Begitu pula cara pikir kebanyakan Kompasianer, mungkin. Dari pada baca humor yang gak lucu, bohong pula, kan lebih baik baca politik yang jauh lebih lucu. Soal bohongnya, mungkin sama saja.
Kedua, penjelasan kultural a'la Clifford Geertz, antropolog Amerika yang sangat khatam soal budaya Jawa dan Bali, penulis masterpice The Religion of Java. Kalau pernah baca atau dengar tentang tiga tipe manusia Jawa, yaitu "santri", "abangan", dan "priyayi", nah, dialah orangnya yang membuat itu.
Penjelasan kultural Geertz adalah "menyatakan sesuatu dari sesuatu" (Nah, lo, puyeng, puyeng deh. Tapi, sumpah, ini tidak terkait "sesuatu"-nya Syaharini, entah siapa orang ini).
Agar jelas, kita baca saja penelitian antropologis Geertz tentang fenomena "sabung ayam" di Bali. Nah, catat, "sabung ayam" ini kita namai "Sesuatu 1". Menurut Geerz, dengan "sabung ayam" itu, orang Bali sebenarnya sedang menyatakan, tepatnya melampiaskan, segala "energi negatif " dalam dirinya, misalnya kekesalan, kemarahan, persaingan, kesombongan, dan sebagainya. Catat lagi, "energi negatif " itu kita namai "Sesuatu 2". Nah, sekarang jelas, dengan "sabung ayam" orang Bali melampiaskan (menyatakan) "energi negatif", dengan kata lain katarsis.

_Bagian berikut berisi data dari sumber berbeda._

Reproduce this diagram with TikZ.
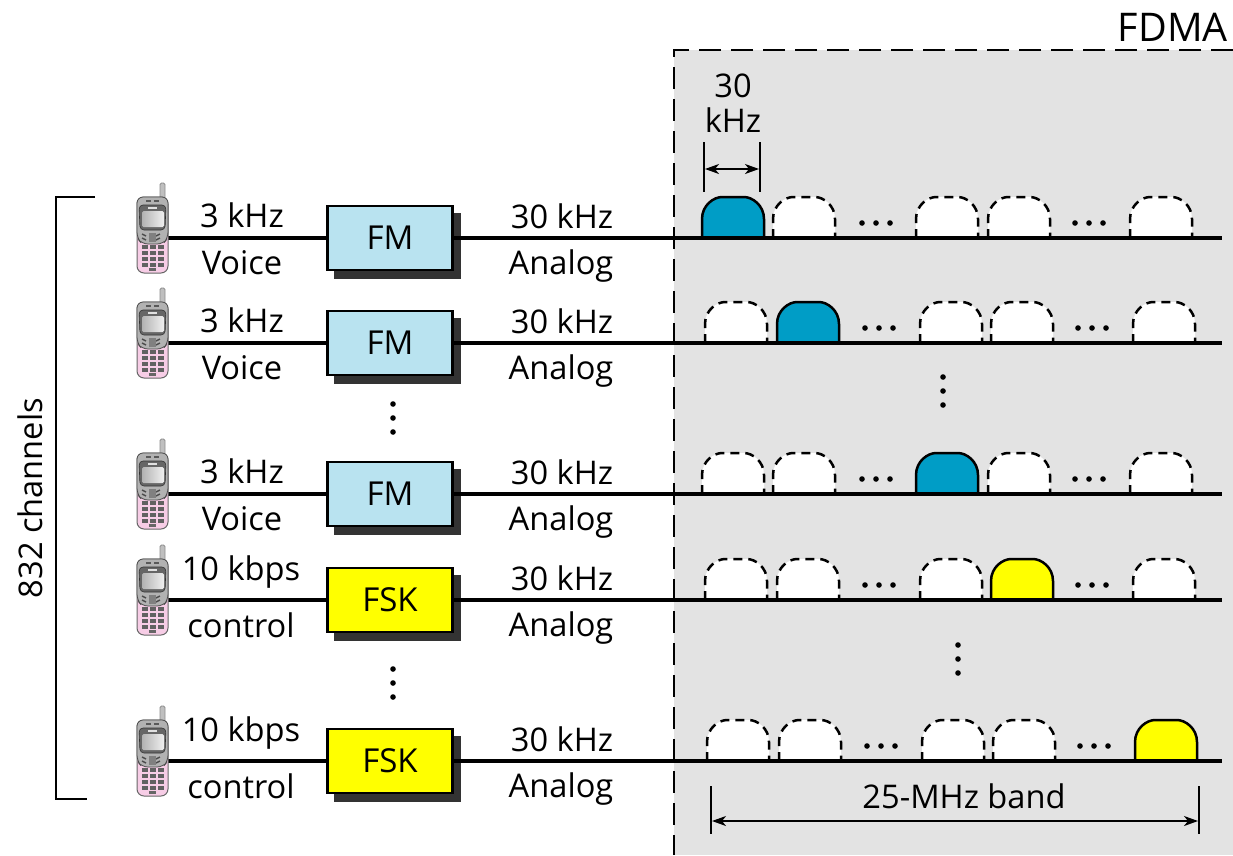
\documentclass[tikz,border=0pt]{standalone}
\usepackage{fontspec}
\setmainfont{Open Sans}
\usetikzlibrary{arrows.meta}
\definecolor{panel}{HTML}{E3E3E3}
\definecolor{fmblue}{HTML}{B9E3F0}
\definecolor{wavebl}{HTML}{009DC6}
\definecolor{waveye}{HTML}{FFFF00}
\definecolor{pinkph}{HTML}{F7CDE6}
\definecolor{shad}{HTML}{333333}
\tikzset{
  x=1pt,y=-1pt,
  wire/.style={line width=3.6pt,black},
  lbl/.style={font=\fontsize{32.6}{32.6}\selectfont,inner sep=0pt,anchor=center,text=black},
  modbox/.style={draw=black,line width=2.6pt,minimum width=125pt,minimum height=64pt,inner sep=0pt,font=\fontsize{33}{33}\selectfont},
  fmbox/.style={modbox,fill=fmblue},
  fskbox/.style={modbox,fill=waveye},
  boxshadow/.style={fill=shad,draw=none,minimum width=127pt,minimum height=66pt,inner sep=0pt},
  dim/.style={line width=1.9pt,black},
  dimarrow/.style={line width=1.5pt,black,{Stealth[length=14pt,width=10pt,inset=4pt]}-{Stealth[length=14pt,width=10pt,inset=4pt]}},
  pics/phone/.style={code={
    \draw[fill=black!25,draw=black!45,line width=.8pt,rounded corners=1.5pt] (21,-55) rectangle (26,-38);
    \draw[fill=pinkph,draw=black!60,line width=1pt,rounded corners=7pt] (-2,-41) rectangle (29,35);
    \draw[fill=black!30,draw=black!70,line width=.8pt,rounded corners=6pt] (-2,0) -- (-2,-41) -- (29,-41) -- (29,0) -- (24,6) -- (3,6) -- cycle;
    \draw[fill=black!60,draw=black!80,line width=.6pt,rounded corners=4pt] (0,-33) -- (27,-33) -- (26,-8) -- (1,-8) -- cycle;
    \shade[left color=black!30,right color=black!6,rounded corners=1.5pt] (3,-27) rectangle (25,-11);
    \fill[black!12] (9,-31) rectangle (18,-29);
    \fill[black!65] (7,-38) rectangle (12,-36);
    \fill[black!65] (15,-38) rectangle (20,-36);
    \foreach \kx/\kd in {3/1,21/-1} \draw[black!70,line width=1.4pt] (\kx,-4) -- ++(\kd*4,2) (\kx,0) -- ++(\kd*4,2);
    \fill[black!50] (10,-5) rectangle (17,4);
    \foreach \ky in {7,13,19,25} \foreach \kx in {3,11,19}
      \fill[black!62] (\kx,\ky) rectangle +(6,3.6);
    \fill[black!60] (10,30) rectangle (17,32.5);
  }}
}
\newcommand{\wave}[4]{% x, baseline y, fill, style
  \path[#3,#4] (#1,#2) -- (#1,#2-19) .. controls (#1,#2-33) and (#1+12,#2-41) .. (#1+20,#2-41)
     -- (#1+42,#2-41) .. controls (#1+50,#2-41) and (#1+62,#2-33) .. (#1+62,#2-19) -- (#1+62,#2);
}
\newcommand{\emptywave}[2]{\wave{#1}{#2}{fill=white}{draw=black,line width=2.5pt,dash pattern=on 9pt off 6pt}}
\newcommand{\fullwave}[3]{\wave{#1}{#2}{fill=#3}{draw=black,line width=2.5pt}}
\newcommand{\hdotrow}[2]{\foreach \dd in {0,14,28}{\fill[black] (#1+\dd+2,#2-15) circle (2.8pt);}}
\newcommand{\vdotrow}[2]{\foreach \dd in {0,14,28}{\fill[black] (#1,#2+\dd+2) circle (2.8pt);}}
\begin{document}
\begin{tikzpicture}
\useasboundingbox (0,0) rectangle (1233,855);
\fill[panel] (674,50) rectangle (1233,855);
\draw[line width=2.4pt,dash pattern=on 22pt off 10pt] (1233,50) -- (674,50) -- (674,855);
\node[lbl,anchor=east,font=\fontsize{39.5}{39.5}\selectfont] (fdma) at (1228,27) {FDMA};

% bracket
\coordinate (brA) at (95,197);
\coordinate (brB) at (56,197);
\coordinate (brC) at (56,799);
\coordinate (brD) at (87,799);
\draw[line width=2.2pt] (brA) -- (brB) -- (brC) -- (brD);
\node[lbl,rotate=90] (chan) at (30,498) {832 channels};

% dimension 30 kHz
\node[lbl,align=center,font=\fontsize{32.6}{35}\selectfont] (khz) at (733,103) {30\\kHz};
\coordinate (ta1) at (704,142); \coordinate (ta2) at (704,192);
\coordinate (tb1) at (760,142); \coordinate (tb2) at (760,192);
\draw[dim] (ta1) -- (ta2); \draw[dim] (tb1) -- (tb2);
\coordinate (aa) at (705,169); \coordinate (ab) at (759,169);
\draw[dimarrow] (aa) -- (ab);

% dimension 25 MHz
\coordinate (tc1) at (711,786); \coordinate (tc2) at (711,834);
\coordinate (td1) at (1199,786); \coordinate (td2) at (1199,834);
\draw[dim] (tc1) -- (tc2); \draw[dim] (td1) -- (td2);
\coordinate (ac) at (712,821); \coordinate (ad) at (1198,821);
\draw[dimarrow] (ac) -- (ad);
\node[lbl] (band) at (964,796) {25-MHz band};

% rows
\foreach \nm/\ry/\st/\bt/\ta/\tb/\tx/\uo in {
   a/238/fmbox/FM/3 kHz/Voice/242/23,
   b/343/fmbox/FM/3 kHz/Voice/242/23,
   c/494/fmbox/FM/3 kHz/Voice/242/23,
   d/600/fskbox/FSK/10 kbps/control/241/28,
   e/761/fskbox/FSK/10 kbps/control/241/28}{
  \coordinate (end\nm) at (1222,\ry);
  \coordinate (ph\nm) at (166,\ry);
  \node[boxshadow] (sh\nm) at (397,\ry+8) {};
  \node[\st] (box\nm) at (390,\ry) {\bt};
  \draw[wire] (ph\nm) -- (box\nm);
  \draw[wire] (box\nm) -- (end\nm);
  \pic at (139,\ry) {phone};
  \node[lbl] (up\nm) at (\tx,\ry-\uo) {\ta};
  \node[lbl] (lo\nm) at (\tx,\ry+25) {\tb};
  \node[lbl] (fr\nm) at (562,\ry-22) {30 kHz};
  \node[lbl] (an\nm) at (561,\ry+28) {Analog};
}

% waves
\fullwave{702}{238}{wavebl}
\emptywave{773}{238}\emptywave{916}{238}\emptywave{988}{238}\emptywave{1130}{238}
\hdotrow{860}{238}\hdotrow{1073}{238}

\emptywave{705}{343}\fullwave{777}{343}{wavebl}
\emptywave{920}{343}\emptywave{991}{343}\emptywave{1133}{343}
\hdotrow{863}{343}\hdotrow{1076}{343}

\emptywave{702}{494}\emptywave{773}{494}\fullwave{916}{494}{wavebl}
\emptywave{988}{494}\emptywave{1130}{494}
\hdotrow{860}{494}\hdotrow{1073}{494}

\emptywave{705}{600}\emptywave{777}{600}\emptywave{920}{600}
\fullwave{991}{600}{waveye}\emptywave{1133}{600}
\hdotrow{863}{600}\hdotrow{1076}{600}

\emptywave{707}{761}\emptywave{779}{761}\emptywave{922}{761}\emptywave{993}{761}
\fullwave{1135}{761}{waveye}
\hdotrow{865}{761}\hdotrow{1078}{761}

% wire on top of wave bases
\foreach \nm in {a,b,c,d,e}{\draw[wire] (box\nm.east) -- (end\nm);}

\vdotrow{393}{402}\vdotrow{943}{375}\vdotrow{393}{667}\vdotrow{958}{643}
\end{tikzpicture}
\end{document}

Implikasinya, kira-kira, kalau sabung ayam dilarang, dan memang sekarang dilarang di Bali, maka kemungkinan katarsisnya berubah menjadi tawur antar kampung. Dan itu sudah terjadi di Bali.
Bagaimana dengan Kompasianer muceng? Nah, kalau meniru cara tafsir Geertz, maka "menulis dan membaca politik" (Sesuatu 1) di Kompasiana, adalah cara Kompasianer melepaskan "energi negatif" (Sesuatu 2) dalam dirinya, misalnya kekesalan, kemuakan, dan kemarahan pada para politisi. Setelah nulis, atau baca, lega rasanya. Katarsis, sudah.
Situasi politik kita, terutama akhir-akhir ini, memang bikin kita kesal, muak, dan marah melulu. Sampai kita lupa tertawa.
Terlebih hari ini, 26 September 2014, ketika DPR memutuskan mengganti Pilkada Langsung dengan Pilkada DPRD. Rakyat baru saja kerampokan suara. Di jalanan, pagi ini, terlihat lebih banyak orang cemberut marah daripada senyum. Perlu katarsis.
Bicara soal katarsis ini, guru saya pernah bilang, "Kalau kau sangat marah pada temanmu, tontonlah Mohamad Ali menggebuki Foreman, bayangkan dirimu Ali dan temanmu Foreman." Dan nasihat itu memang sungguh manjur.(*)
(Btw, teman-teman Kompasianer senior, bagaimana ya cara mendapatkan "cawang putih dalam spot ijo"?)